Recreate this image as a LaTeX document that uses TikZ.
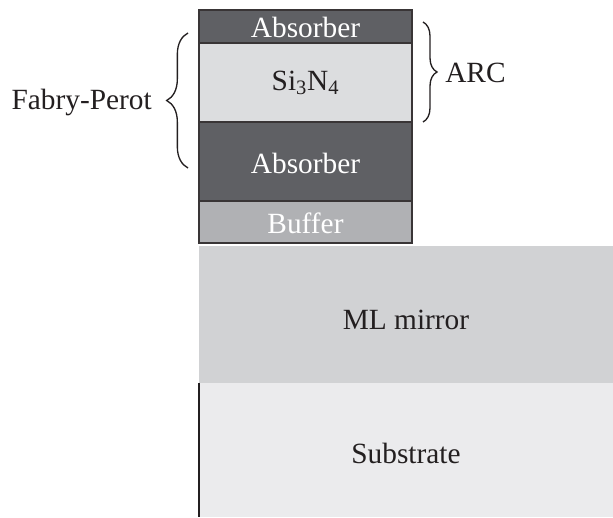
\documentclass[tikz,border=0pt]{standalone}
\usepackage{fontspec}
\setmainfont{Liberation Serif}
\usetikzlibrary{decorations.pathreplacing}
\definecolor{absorbercol}{HTML}{5F6064}
\definecolor{nitridecol}{HTML}{DCDDDF}
\definecolor{buffercol}{HTML}{B0B1B4}
\definecolor{mirrorcol}{HTML}{D1D2D4}
\definecolor{substratecol}{HTML}{EBEBED}
\definecolor{inkcol}{HTML}{231F20}
\tikzset{
  layer/.style = {draw=inkcol!90, line width=1pt},
  label/.style = {font=\fontsize{22}{26}\selectfont, text=inkcol, inner sep=0pt},
  whitelabel/.style = {label, text=white},
  curly/.style = {decorate, draw=inkcol, line width=1pt}
}
\begin{document}
\begin{tikzpicture}[x=0.75pt,y=-0.75pt]
        \useasboundingbox (0,0) rectangle (613,517);
        % substrate and mirror
        \fill[substratecol] (199,383) rectangle (613,517);
        \draw[inkcol, line width=1pt] (199,383) -- (199,517);
        \fill[mirrorcol] (199,246) rectangle (613,383);
        % layer stack
        \draw[layer, fill=absorbercol] (199,10) rectangle (412,43);
        \draw[layer, fill=nitridecol] (199,43) rectangle (412,122);
        \draw[layer, fill=absorbercol] (199,122) rectangle (412,201);
        \draw[layer, fill=buffercol] (199,201) rectangle (412,243);
        \node[whitelabel] (abstop) at (305.5,27) {Absorber};
        \node[label] (sin) at (305.5,83) {Si\textsubscript{3}N\textsubscript{4}};
        \node[whitelabel] (absbot) at (305.5,163) {Absorber};
        \node[whitelabel] (buffer) at (305.5,223) {Buffer};
        \node[label] (mirror) at (406,320) {ML mirror};
        \node[label] (substrate) at (406,453) {Substrate};
        % braces
        \coordinate (fptop) at (188,33);
        \coordinate (fpbot) at (188,168);
        \coordinate (arctop) at (423,22);
        \coordinate (arcbot) at (423,122);
        \draw[curly, decoration={brace, amplitude=16pt}] (fpbot) -- (fptop);
        \draw[curly, decoration={brace, amplitude=10.5pt}] (arctop) -- (arcbot);
        \node[label, anchor=east] (fabry) at (152,102) {Fabry-Perot};
        \node[label, anchor=west] (arc) at (445,73) {ARC};
      \end{tikzpicture}
\end{document}
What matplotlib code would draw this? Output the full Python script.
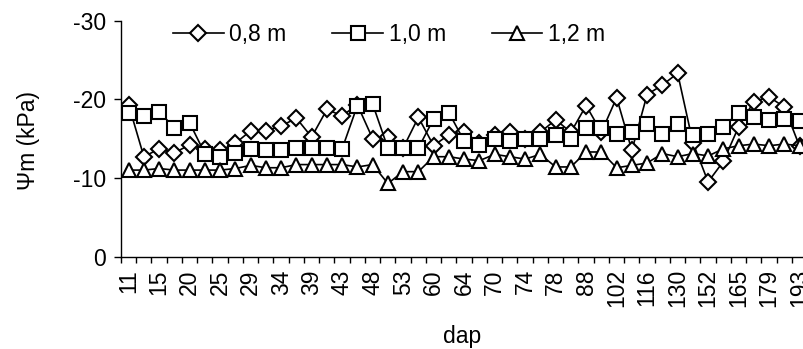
import matplotlib
matplotlib.use("Agg")
import matplotlib.pyplot as plt
import numpy as np

plt.rcParams['font.family'] = ['Liberation Sans', 'DejaVu Sans']
plt.rcParams['axes.unicode_minus'] = False

days = [11, 13, 15, 18, 20, 22, 25, 27, 29, 32, 34, 36, 39, 41, 43, 46, 48, 50, 53, 57,
        60, 62, 64, 67, 70, 72, 74, 76, 78, 81, 88, 95, 102, 109, 116, 123, 130, 137,
        152, 158, 165, 172, 179, 186, 193]

psi_08 = [-19.3, -12.7, -13.7, -13.2, -14.2, -13.7, -13.5, -14.4, -16.0, -16.0,
          -16.6, -17.6, -15.2, -18.7, -17.9, -19.3, -15.0, -15.2, -13.8, -17.7,
          -14.1, -15.5, -15.8, -14.5, -15.5, -15.8, -15.0, -15.8, -17.4, -15.8,
          -19.2, -15.8, -20.2, -13.5, -20.6, -21.8, -23.3, -14.5, -9.5, -12.1,
          -16.5, -19.7, -20.3, -19.0, -14.0]

psi_10 = [-18.3, -17.9, -18.4, -16.4, -17.0, -13.1, -12.7, -13.2, -13.7, -13.5,
          -13.5, -13.8, -13.8, -13.8, -13.7, -19.2, -19.4, -13.8, -13.8, -13.8,
          -17.5, -18.3, -14.7, -14.2, -14.9, -14.7, -14.9, -15.0, -15.4, -15.0,
          -16.4, -16.4, -15.6, -15.9, -16.8, -15.6, -16.8, -15.4, -15.6, -16.5,
          -18.3, -17.8, -17.3, -17.5, -17.2]

psi_12 = [-11.0, -11.0, -11.2, -11.0, -11.0, -11.0, -11.0, -11.2, -11.6, -11.3,
          -11.3, -11.7, -11.7, -11.7, -11.7, -11.4, -11.7, -9.3, -10.8, -10.8,
          -12.7, -12.7, -12.4, -12.2, -13.0, -12.7, -12.4, -13.0, -11.4, -11.4,
          -13.3, -13.3, -11.3, -11.6, -11.9, -13.1, -12.7, -13.1, -12.8, -13.7,
          -14.1, -14.3, -14.1, -14.3, -14.1]

series_labels = ['0,8 m', '1,0 m', '1,2 m']
y_ticks = [0, -10, -20, -30]

FS = 16.5

W, H = 804, 349
fig = plt.figure(figsize=(W / 100, H / 100), dpi=100)
left, right, top, bottom = 121, 807.25, 20.5, 256.7
ax = fig.add_axes([left / W, 1 - bottom / H, (right - left) / W, (bottom - top) / H])

x = np.arange(len(days))
common = dict(color='black', lw=1.2, mfc='white', mec='black', mew=1.5)
ax.plot(x, psi_08, marker='D', ms=7.8, label=series_labels[0], zorder=3, **common)
ax.plot(x, psi_10, marker='s', ms=10.5, label=series_labels[1], zorder=4, **common)
ax.plot(x, psi_12, marker='^', ms=10.5, label=series_labels[2], zorder=5, **common)

ax.set_xlim(-0.5, len(days) - 0.5)
ax.set_ylim(0, -30)
ax.set_yticks(y_ticks)
ax.set_yticklabels([str(v) for v in y_ticks])

ax.set_xticks(x[::2])
ax.set_xticklabels([str(d) for d in days[::2]], rotation=90, ha='center', va='top')
ax.set_xticks(np.arange(-0.5, len(days), 1), minor=True)
ax.tick_params(axis='x', which='major', length=0, pad=9, labelsize=FS)
ax.tick_params(axis='x', which='minor', length=4, width=1, direction='out')
ax.tick_params(axis='y', length=5, width=1, direction='out', pad=6, labelsize=FS)

for s in ['top', 'right']:
    ax.spines[s].set_visible(False)
for s in ['left', 'bottom']:
    ax.spines[s].set_linewidth(1.0)

fig.text(29 / W, 1 - 140 / H, 'Ψm (kPa)', rotation=90, ha='center', va='center', fontsize=FS)
fig.text(462 / W, 1 - 336 / H, 'dap', ha='center', va='center', fontsize=FS)

fig.legend(loc='center', bbox_to_anchor=(389 / W, 1 - 35 / H), ncol=3, frameon=False,
           fontsize=FS, handlelength=2.2, handletextpad=0.25, columnspacing=2.0,
           borderpad=0, borderaxespad=0)

fig.savefig('out.png', dpi=100)
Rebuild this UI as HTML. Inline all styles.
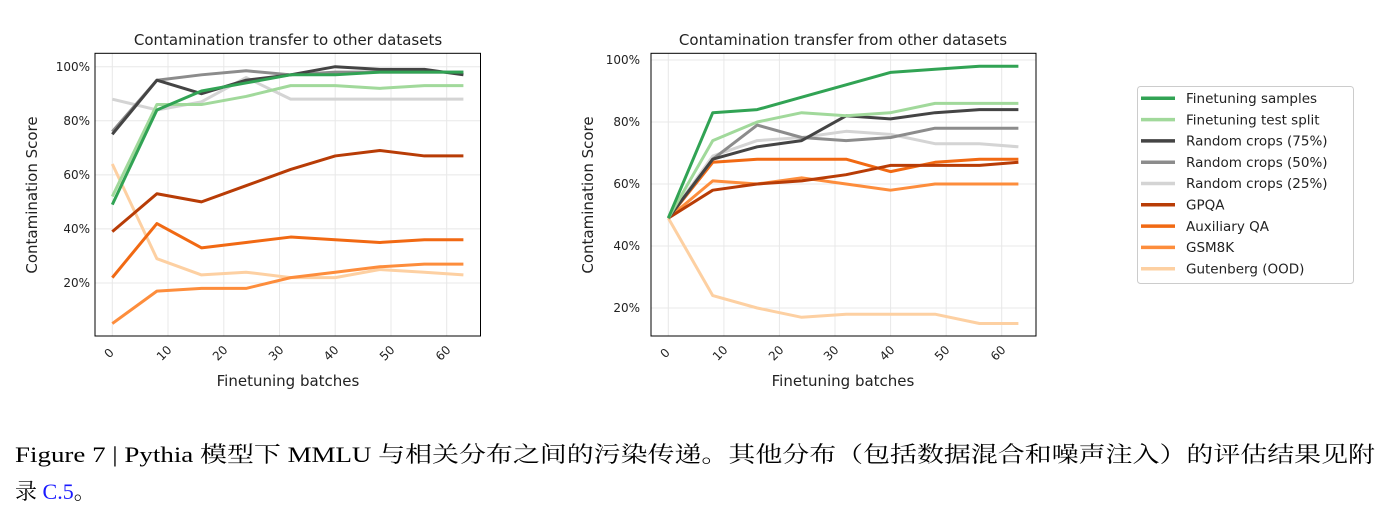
<!DOCTYPE html>
<html><head><meta charset="utf-8"><style>
body{margin:0;background:#fff;}
svg{display:block;font-family:"DejaVu Sans","Liberation Sans",sans-serif;}
.g{stroke:#e8e8e8;stroke-width:1;}
.s{fill:none;stroke-width:3;vector-effect:non-scaling-stroke;stroke-linejoin:round;}
.t{font-size:12px;fill:#222;}
</style></head><body>
<svg width="1390" height="520" viewBox="0 0 1390 520">
<!-- LEFT -->
<g>
<g class="g">
<line x1="112.3" y1="53" x2="112.3" y2="336"/><line x1="168" y1="53" x2="168" y2="336"/><line x1="223.8" y1="53" x2="223.8" y2="336"/><line x1="279.5" y1="53" x2="279.5" y2="336"/><line x1="335.2" y1="53" x2="335.2" y2="336"/><line x1="391" y1="53" x2="391" y2="336"/><line x1="446.7" y1="53" x2="446.7" y2="336"/>
<line x1="95" y1="66.7" x2="480" y2="66.7"/><line x1="95" y1="120.8" x2="480" y2="120.8"/><line x1="95" y1="174.9" x2="480" y2="174.9"/><line x1="95" y1="228.9" x2="480" y2="228.9"/><line x1="95" y1="283" x2="480" y2="283"/>
</g>
<g transform="matrix(5.573 0 0 -2.704 112.3 337.1)">
<polyline class="s" stroke="#fdd0a2" points="0,64 8,29 16,23 24,24 32,22 40,22 48,25 56,24 63,23"/>
<polyline class="s" stroke="#fd8d3c" points="0,5 8,17 16,18 24,18 32,22 40,24 48,26 56,27 63,27"/>
<polyline class="s" stroke="#f16913" points="0,22 8,42 16,33 24,35 32,37 40,36 48,35 56,36 63,36"/>
<polyline class="s" stroke="#b83c06" points="0,39 8,53 16,50 24,56 32,62 40,67 48,69 56,67 63,67"/>
<polyline class="s" stroke="#d4d4d4" points="0,88 8,84 16,87 24,96 32,88 40,88 48,88 56,88 63,88"/>
<polyline class="s" stroke="#8c8c8c" points="0,76 8,95 16,97 24,98.5 32,97 40,98 48,98 56,98 63,98"/>
<polyline class="s" stroke="#444" points="0,75 8,95 16,90 24,95 32,97 40,100 48,99 56,99 63,97"/>
<polyline class="s" stroke="#a1d99b" points="0,52 8,86 16,86 24,89 32,93 40,93 48,92 56,93 63,93"/>
<polyline class="s" stroke="#31a354" points="0,49 8,84 16,91 24,94 32,97 40,97 48,98 56,98 63,98"/>
</g>
<rect x="95" y="53.3" width="385.5" height="282.7" fill="none" stroke="#000" stroke-width="1"/>
<g class="t" text-anchor="end">
<text x="90" y="71">100%</text><text x="90" y="125">80%</text><text x="90" y="179">60%</text><text x="90" y="233">40%</text><text x="90" y="287">20%</text>
</g>
<g class="t" text-anchor="middle">
<text transform="translate(112,356) rotate(-45)">0</text><text transform="translate(167,356) rotate(-45)">10</text><text transform="translate(223,356) rotate(-45)">20</text><text transform="translate(279,356) rotate(-45)">30</text><text transform="translate(334,356) rotate(-45)">40</text><text transform="translate(390,356) rotate(-45)">50</text><text transform="translate(446,356) rotate(-45)">60</text>
</g>
<text x="288" y="45" font-size="15" text-anchor="middle" fill="#222">Contamination transfer to other datasets</text>
<text x="288" y="386" font-size="15" text-anchor="middle" fill="#222">Finetuning batches</text>
<text transform="translate(37,195) rotate(-90)" font-size="15" text-anchor="middle" fill="#222">Contamination Score</text>
</g>
<!-- RIGHT -->
<g>
<g class="g">
<line x1="668.3" y1="53" x2="668.3" y2="336"/><line x1="723.9" y1="53" x2="723.9" y2="336"/><line x1="779.4" y1="53" x2="779.4" y2="336"/><line x1="835" y1="53" x2="835" y2="336"/><line x1="890.6" y1="53" x2="890.6" y2="336"/><line x1="946.2" y1="53" x2="946.2" y2="336"/><line x1="1001.7" y1="53" x2="1001.7" y2="336"/>
<line x1="651" y1="60" x2="1036" y2="60"/><line x1="651" y1="122" x2="1036" y2="122"/><line x1="651" y1="184" x2="1036" y2="184"/><line x1="651" y1="246" x2="1036" y2="246"/><line x1="651" y1="308" x2="1036" y2="308"/>
</g>
<g transform="matrix(5.557 0 0 -3.1 668.3 370)">
<polyline class="s" stroke="#fdd0a2" points="0,49 8,24 16,20 24,17 32,18 40,18 48,18 56,15 63,15"/>
<polyline class="s" stroke="#fd8d3c" points="0,49 8,61 16,60 24,62 32,60 40,58 48,60 56,60 63,60"/>
<polyline class="s" stroke="#f16913" points="0,49 8,67 16,68 24,68 32,68 40,64 48,67 56,68 63,68"/>
<polyline class="s" stroke="#b83c06" points="0,49 8,58 16,60 24,61 32,63 40,66 48,66 56,66 63,67"/>
<polyline class="s" stroke="#d4d4d4" points="0,49 8,69 16,74 24,75 32,77 40,76 48,73 56,73 63,72"/>
<polyline class="s" stroke="#8c8c8c" points="0,49 8,68 16,79 24,75 32,74 40,75 48,78 56,78 63,78"/>
<polyline class="s" stroke="#444" points="0,49 8,68 16,72 24,74 32,82 40,81 48,83 56,84 63,84"/>
<polyline class="s" stroke="#a1d99b" points="0,49 8,74 16,80 24,83 32,82 40,83 48,86 56,86 63,86"/>
<polyline class="s" stroke="#31a354" points="0,49 8,83 16,84 24,88 32,92 40,96 48,97 56,98 63,98"/>
</g>
<rect x="651" y="53.3" width="385" height="282.7" fill="none" stroke="#000" stroke-width="1"/>
<g class="t" text-anchor="end">
<text x="640" y="64">100%</text><text x="640" y="126">80%</text><text x="640" y="188">60%</text><text x="640" y="250">40%</text><text x="640" y="312">20%</text>
</g>
<g class="t" text-anchor="middle">
<text transform="translate(668,356) rotate(-45)">0</text><text transform="translate(723,356) rotate(-45)">10</text><text transform="translate(779,356) rotate(-45)">20</text><text transform="translate(834,356) rotate(-45)">30</text><text transform="translate(890,356) rotate(-45)">40</text><text transform="translate(945,356) rotate(-45)">50</text><text transform="translate(1001,356) rotate(-45)">60</text>
</g>
<text x="843" y="45" font-size="15" text-anchor="middle" fill="#222">Contamination transfer from other datasets</text>
<text x="843" y="386" font-size="15" text-anchor="middle" fill="#222">Finetuning batches</text>
<text transform="translate(593,195) rotate(-90)" font-size="15" text-anchor="middle" fill="#222">Contamination Score</text>
</g>
<!-- LEGEND -->
<rect x="1137.5" y="86.5" width="216" height="197" rx="3" fill="#fff" stroke="#ccc"/>
<g stroke-width="3.5">
<line x1="1141" y1="98.3" x2="1175" y2="98.3" stroke="#31a354"/>
<line x1="1141" y1="119.6" x2="1175" y2="119.6" stroke="#a1d99b"/>
<line x1="1141" y1="140.9" x2="1175" y2="140.9" stroke="#444"/>
<line x1="1141" y1="162.2" x2="1175" y2="162.2" stroke="#8c8c8c"/>
<line x1="1141" y1="183.5" x2="1175" y2="183.5" stroke="#d4d4d4"/>
<line x1="1141" y1="204.8" x2="1175" y2="204.8" stroke="#b83c06"/>
<line x1="1141" y1="226.1" x2="1175" y2="226.1" stroke="#f16913"/>
<line x1="1141" y1="247.4" x2="1175" y2="247.4" stroke="#fd8d3c"/>
<line x1="1141" y1="268.7" x2="1175" y2="268.7" stroke="#fdd0a2"/>
</g>
<g font-size="13.5" fill="#222">
<text x="1186" y="103">Finetuning samples</text>
<text x="1186" y="124.3">Finetuning test split</text>
<text x="1186" y="145.6">Random crops (75%)</text>
<text x="1186" y="166.9">Random crops (50%)</text>
<text x="1186" y="188.2">Random crops (25%)</text>
<text x="1186" y="209.5">GPQA</text>
<text x="1186" y="230.8">Auxiliary QA</text>
<text x="1186" y="252.1">GSM8K</text>
<text x="1186" y="273.4">Gutenberg (OOD)</text>
</g>
<!-- CAPTION -->
<g font-family="'Liberation Serif','Noto Serif CJK SC',serif" font-size="22" fill="#000">
<text x="15" y="462" textLength="1360" lengthAdjust="spacingAndGlyphs">Figure 7 | Pythia 模型下 MMLU 与相关分布之间的污染传递。其他分布（包括数据混合和噪声注入）的评估结果见附</text>
<text x="15" y="499">录 <tspan fill="#1a1aff">C.5</tspan>。</text>
</g>
</svg>
</body></html>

# # #

§ Objective
Your task is to reproduce only the lines from the one with "What matplotlib code" through the one with "152, 158, 165, 172, 179, 186, 193]", keeping both ends. Skip every picture.

§ Expected answer
What matplotlib code would draw this? Output the full Python script.
import matplotlib
matplotlib.use("Agg")
import matplotlib.pyplot as plt
import numpy as np

plt.rcParams['font.family'] = ['Liberation Sans', 'DejaVu Sans']
plt.rcParams['axes.unicode_minus'] = False

days = [11, 13, 15, 18, 20, 22, 25, 27, 29, 32, 34, 36, 39, 41, 43, 46, 48, 50, 53, 57,
        60, 62, 64, 67, 70, 72, 74, 76, 78, 81, 88, 95, 102, 109, 116, 123, 130, 137,
        152, 158, 165, 172, 179, 186, 193]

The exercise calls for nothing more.